Orchestration-Based SAGA:

  • A central orchestrator service coordinates and controls the flow of the SAGA.
  • The orchestrator sends commands to microservices to execute sub-transactions and compensating actions when needed.

Example Flow:

  • Orchestrator triggers Step A → If success, triggers Step B → If failure in Step B, triggers compensation for Step A.

Advantages:

  • Centralized logic and easier to manage.
  • Clear visibility into the workflow.

Disadvantages:

  • Single point of failure if the orchestrator goes down.
  • Tighter coupling between services and the orchestrator.

Choreography-Based SAGA:

  • Services communicate with each other using events. Each service listens for specific events, performs its task, and emits new events to trigger the next step.

Example Flow:

  • Service A performs its task and emits Event A Completed → Service B listens to this event, performs its task, and emits Event B Completed → If failure, a compensating event is emitted.

Advantages:

  • Decentralized and loosely coupled.
  • Scales well with more services.

Disadvantages:

  • Harder to debug and manage due to lack of centralized control.
  • Increased complexity in event-driven communication.

Steps in a SAGA Workflow

  1. Start the SAGA by initiating the first sub-transaction.
  2. Proceed with the next sub-transaction(s) in sequence or parallel, depending on the business requirements.
  3. If all sub-transactions succeed:
    • The transaction is complete, and the system reaches a consistent state.
  4. If any sub-transaction fails:
    • Trigger compensating actions for the already completed sub-transactions to revert the system to a consistent state.

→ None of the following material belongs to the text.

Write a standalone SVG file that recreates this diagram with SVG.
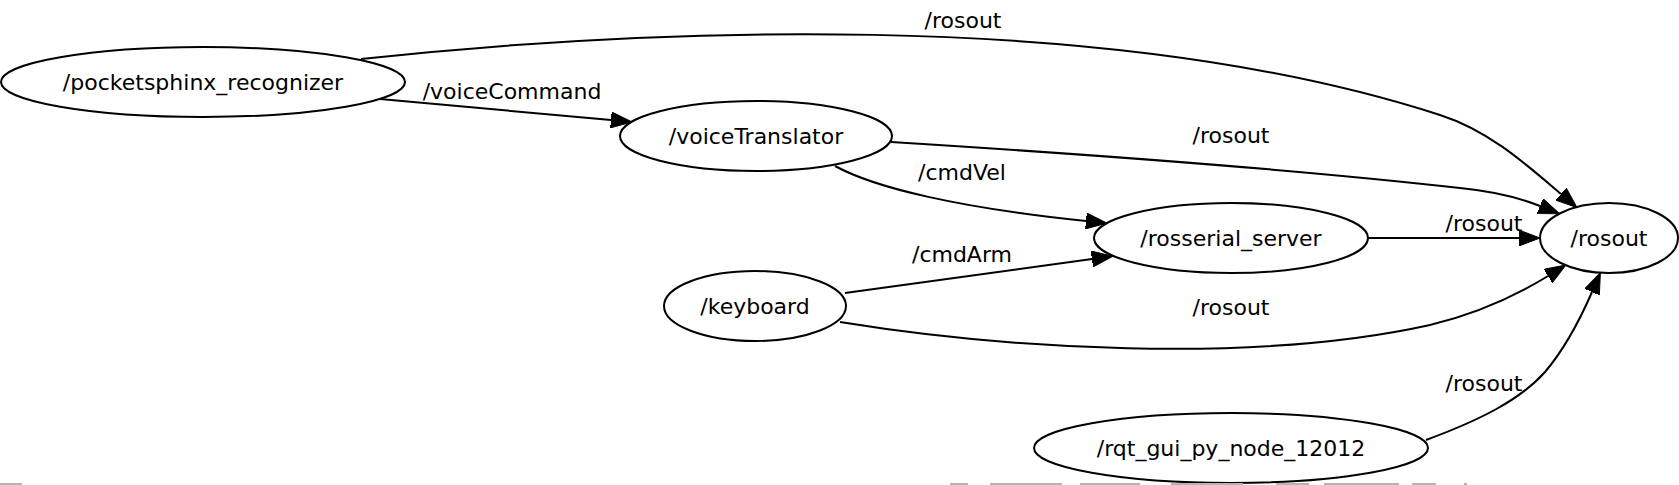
<svg xmlns="http://www.w3.org/2000/svg" width="1679" height="485" viewBox="0 0 1679 485">
<style>
.node ellipse{fill:#fff;stroke:#000;stroke-width:2}
.node text,.lbl{font-family:"DejaVu Sans",sans-serif;font-size:22px;fill:#000;text-anchor:middle}
.edge{fill:none;stroke:#000;stroke-width:2}
.strip{fill:#b4b4b4}
</style>
<defs>
<marker id="arr" markerUnits="userSpaceOnUse" markerWidth="22" markerHeight="16" refX="0" refY="8" orient="auto" viewBox="0 0 22 16">
<path d="M0,0 L21,8 L0,16 z" fill="#000" stroke="#000" stroke-width="1"/>
</marker>
</defs>
<rect width="1679" height="485" fill="#fff"/>
<g id="connectors">
<path class="edge" d="M380,99 L611,120" marker-end="url(#arr)"/>
<path class="edge" d="M361,59 C630,30 1100,5 1440,115 C1490,131 1528,166 1561,194" marker-end="url(#arr)"/>
<path class="edge" d="M891,142 C1100,155 1300,170 1460,188 C1500,192 1525,200 1540,206" marker-end="url(#arr)"/>
<path class="edge" d="M835,166 C875,188 960,208 1086,221" marker-end="url(#arr)"/>
<path class="edge" d="M845,293 L1092,259" marker-end="url(#arr)"/>
<path class="edge" d="M840,322 C1000,348 1250,365 1430,325 C1480,313 1522,292 1548,276" marker-end="url(#arr)"/>
<path class="edge" d="M1426,440 C1480,420 1520,400 1545,372 C1568,345 1582,315 1592,292" marker-end="url(#arr)"/>
<path class="edge" d="M1368,238 L1519,238" marker-end="url(#arr)"/>
<text class="lbl" x="512" y="99">/voiceCommand</text>
<text class="lbl" x="963" y="28">/rosout</text>
<text class="lbl" x="1231" y="143">/rosout</text>
<text class="lbl" x="962" y="180">/cmdVel</text>
<text class="lbl" x="1484" y="231">/rosout</text>
<text class="lbl" x="962" y="262">/cmdArm</text>
<text class="lbl" x="1231" y="315">/rosout</text>
<text class="lbl" x="1484" y="391">/rosout</text>
</g>
<g id="pocketsphinx_recognizer" class="node">
<ellipse cx="203" cy="82" rx="202" ry="35"/>
<text x="203" y="90">/pocketsphinx_recognizer</text>
</g>
<g id="voiceTranslator" class="node">
<ellipse cx="756" cy="136" rx="136" ry="35"/>
<text x="756" y="144">/voiceTranslator</text>
</g>
<g id="rosserial_server" class="node">
<ellipse cx="1231" cy="238" rx="137" ry="35"/>
<text x="1231" y="246">/rosserial_server</text>
</g>
<g id="keyboard" class="node">
<ellipse cx="755" cy="306" rx="91" ry="35"/>
<text x="755" y="314">/keyboard</text>
</g>
<g id="rosout" class="node">
<ellipse cx="1609" cy="238" rx="69" ry="35"/>
<text x="1609" y="246">/rosout</text>
</g>
<g id="rqt_gui_py_node_12012" class="node">
<ellipse cx="1231" cy="448" rx="197" ry="35"/>
<text x="1231" y="456">/rqt_gui_py_node_12012</text>
</g>
<g id="bottom-strips">
<rect class="strip" x="0" y="483" width="22" height="2"/>
<rect class="strip" x="950" y="483" width="18" height="2"/>
<rect class="strip" x="990" y="483" width="72" height="2"/>
<rect class="strip" x="1080" y="483" width="60" height="2"/>
<rect class="strip" x="1171" y="483" width="72" height="2"/>
<rect class="strip" x="1276" y="483" width="33" height="2"/>
<rect class="strip" x="1324" y="483" width="75" height="2"/>
<rect class="strip" x="1412" y="483" width="24" height="2"/>
<rect class="strip" x="1464" y="483" width="3" height="2"/>
</g>
</svg>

Use Case Example: E-Commerce Order Processing

  1. Scenario:
    • A user places an order in an e-commerce system.
    • The workflow involves:
      • Deducting inventory.
      • Charging the customer’s payment method.
      • Creating the order.
  2. Steps in SAGA:
    • Step 1: Inventory Service reduces stock.
    • Step 2: Payment Service processes the payment.
    • Step 3: Order Service creates the order.
  3. Failure Handling:
    • If payment processing fails:
      • Compensate Step 1 by restoring the inventory.

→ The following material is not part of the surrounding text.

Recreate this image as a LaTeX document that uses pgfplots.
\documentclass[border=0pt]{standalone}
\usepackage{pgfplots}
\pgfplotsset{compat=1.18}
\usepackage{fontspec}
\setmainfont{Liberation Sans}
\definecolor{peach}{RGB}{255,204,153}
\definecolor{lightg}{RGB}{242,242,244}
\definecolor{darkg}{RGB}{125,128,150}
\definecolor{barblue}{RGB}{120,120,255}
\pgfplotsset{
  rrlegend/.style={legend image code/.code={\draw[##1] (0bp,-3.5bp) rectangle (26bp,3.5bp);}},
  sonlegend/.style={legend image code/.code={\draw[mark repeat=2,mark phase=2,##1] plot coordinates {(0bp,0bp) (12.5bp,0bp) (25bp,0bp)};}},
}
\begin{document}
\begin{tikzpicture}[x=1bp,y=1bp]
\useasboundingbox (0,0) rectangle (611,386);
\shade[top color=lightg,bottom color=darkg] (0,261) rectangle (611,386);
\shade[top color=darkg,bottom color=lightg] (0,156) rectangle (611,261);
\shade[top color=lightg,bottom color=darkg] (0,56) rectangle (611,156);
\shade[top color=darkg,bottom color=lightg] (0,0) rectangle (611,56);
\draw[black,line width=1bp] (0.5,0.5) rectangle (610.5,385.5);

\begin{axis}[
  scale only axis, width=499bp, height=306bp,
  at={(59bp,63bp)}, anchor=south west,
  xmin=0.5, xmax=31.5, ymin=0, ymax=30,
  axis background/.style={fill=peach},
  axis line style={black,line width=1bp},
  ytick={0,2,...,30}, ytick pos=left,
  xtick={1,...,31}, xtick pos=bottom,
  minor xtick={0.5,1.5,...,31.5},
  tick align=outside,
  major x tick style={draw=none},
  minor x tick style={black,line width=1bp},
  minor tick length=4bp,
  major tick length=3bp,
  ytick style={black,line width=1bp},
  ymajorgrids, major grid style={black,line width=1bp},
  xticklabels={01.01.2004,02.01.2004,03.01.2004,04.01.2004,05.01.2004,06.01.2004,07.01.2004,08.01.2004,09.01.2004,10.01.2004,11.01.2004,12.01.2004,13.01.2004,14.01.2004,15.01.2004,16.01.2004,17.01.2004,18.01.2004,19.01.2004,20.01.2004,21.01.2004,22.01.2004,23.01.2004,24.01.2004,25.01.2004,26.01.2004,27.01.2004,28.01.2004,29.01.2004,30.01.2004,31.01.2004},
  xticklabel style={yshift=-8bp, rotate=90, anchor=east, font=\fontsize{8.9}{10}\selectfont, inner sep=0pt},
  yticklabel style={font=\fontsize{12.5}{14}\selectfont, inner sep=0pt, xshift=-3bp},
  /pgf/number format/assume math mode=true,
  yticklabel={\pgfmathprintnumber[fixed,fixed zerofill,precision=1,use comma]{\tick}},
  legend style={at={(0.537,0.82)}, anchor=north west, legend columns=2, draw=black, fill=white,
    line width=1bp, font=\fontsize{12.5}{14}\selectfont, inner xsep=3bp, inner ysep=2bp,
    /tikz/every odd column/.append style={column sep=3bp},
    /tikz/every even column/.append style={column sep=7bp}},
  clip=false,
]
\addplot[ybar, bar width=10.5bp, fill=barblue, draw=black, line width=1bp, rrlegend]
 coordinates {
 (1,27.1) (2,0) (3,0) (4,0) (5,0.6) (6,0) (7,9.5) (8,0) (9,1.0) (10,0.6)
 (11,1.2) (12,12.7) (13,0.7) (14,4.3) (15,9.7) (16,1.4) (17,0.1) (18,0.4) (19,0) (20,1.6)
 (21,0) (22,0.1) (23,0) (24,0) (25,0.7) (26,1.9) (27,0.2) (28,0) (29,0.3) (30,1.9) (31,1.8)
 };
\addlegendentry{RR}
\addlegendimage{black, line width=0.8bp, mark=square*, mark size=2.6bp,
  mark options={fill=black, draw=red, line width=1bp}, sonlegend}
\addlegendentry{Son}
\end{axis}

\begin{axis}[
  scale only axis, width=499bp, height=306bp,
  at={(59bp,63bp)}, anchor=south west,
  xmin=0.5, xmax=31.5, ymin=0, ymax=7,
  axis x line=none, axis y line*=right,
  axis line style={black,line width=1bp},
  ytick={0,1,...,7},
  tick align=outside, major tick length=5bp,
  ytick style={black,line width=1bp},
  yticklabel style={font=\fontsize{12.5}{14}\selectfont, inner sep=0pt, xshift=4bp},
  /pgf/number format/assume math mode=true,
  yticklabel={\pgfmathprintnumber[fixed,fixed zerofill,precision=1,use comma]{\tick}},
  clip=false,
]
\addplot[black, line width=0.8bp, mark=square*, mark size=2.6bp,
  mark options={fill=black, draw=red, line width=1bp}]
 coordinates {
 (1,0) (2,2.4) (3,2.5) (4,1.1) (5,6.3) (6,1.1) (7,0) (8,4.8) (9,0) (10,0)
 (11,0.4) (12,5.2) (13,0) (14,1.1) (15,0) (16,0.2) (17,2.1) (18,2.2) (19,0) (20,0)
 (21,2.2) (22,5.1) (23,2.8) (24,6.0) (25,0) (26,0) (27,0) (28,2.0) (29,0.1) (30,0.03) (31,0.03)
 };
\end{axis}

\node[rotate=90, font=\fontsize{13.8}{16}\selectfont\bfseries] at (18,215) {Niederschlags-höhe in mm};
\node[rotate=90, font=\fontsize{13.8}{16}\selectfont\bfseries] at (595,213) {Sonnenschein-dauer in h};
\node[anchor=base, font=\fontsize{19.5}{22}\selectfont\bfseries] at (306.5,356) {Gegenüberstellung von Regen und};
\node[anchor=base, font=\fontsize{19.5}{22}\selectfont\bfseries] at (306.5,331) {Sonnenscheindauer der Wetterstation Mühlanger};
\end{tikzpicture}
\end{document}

Advantages of the SAGA Pattern

  1. No Global Locks:
    • Services operate independently, avoiding global locks or centralized transaction managers.
  2. Scalability:
    • Works well in distributed systems, allowing horizontal scaling of microservices.
  3. Flexibility:
    • Can be implemented using orchestration or choreography, depending on system needs.
  4. Eventual Consistency:
    • Ensures the system reaches a consistent state without requiring strict atomicity.

Challenges of the SAGA Pattern

  1. Complexity:
    • Implementing compensating actions and managing workflows can be challenging.
  2. Debugging:
    • Distributed workflows, especially in choreography-based SAGA, can be harder to trace and debug.
  3. Partial Failures:
    • Must handle edge cases where compensating actions fail or are insufficient to restore consistency.
  4. Latency:
    • Sequential steps may increase latency, especially in large-scale workflows.

Comparison with Two-Phase Commit (2PC)

Aspect SAGA Pattern Two-Phase Commit (2PC)
Approach Breaks transaction into smaller steps Global locking for strict atomicity
Scalability Highly scalable Limited scalability due to locks
Failure Handling Uses compensating actions Rolls back the entire transaction
Complexity Requires managing compensations Simpler implementation
Latency Higher latency due to multiple steps Lower latency for small transactions

Tools Supporting the SAGA Pattern

Orchestration:

  • Camunda: Workflow and decision automation platform.
  • Temporal: Orchestration for distributed systems.
  • AWS Step Functions: Serverless workflow service.

Choreography:

  • Apache Kafka: Event streaming for communication between services.
  • RabbitMQ: Message broker for event-based systems.

Summary

The SAGA pattern is a distributed transaction management strategy designed for microservices. It splits a global transaction into a series of steps, each with its own compensation logic. By using orchestration or choreography, the SAGA pattern ensures eventual consistency and avoids the complexity and overhead of global transactions, making it ideal for large, scalable, and distributed systems. However, it requires careful design to manage compensations, latency, and debugging in distributed environments.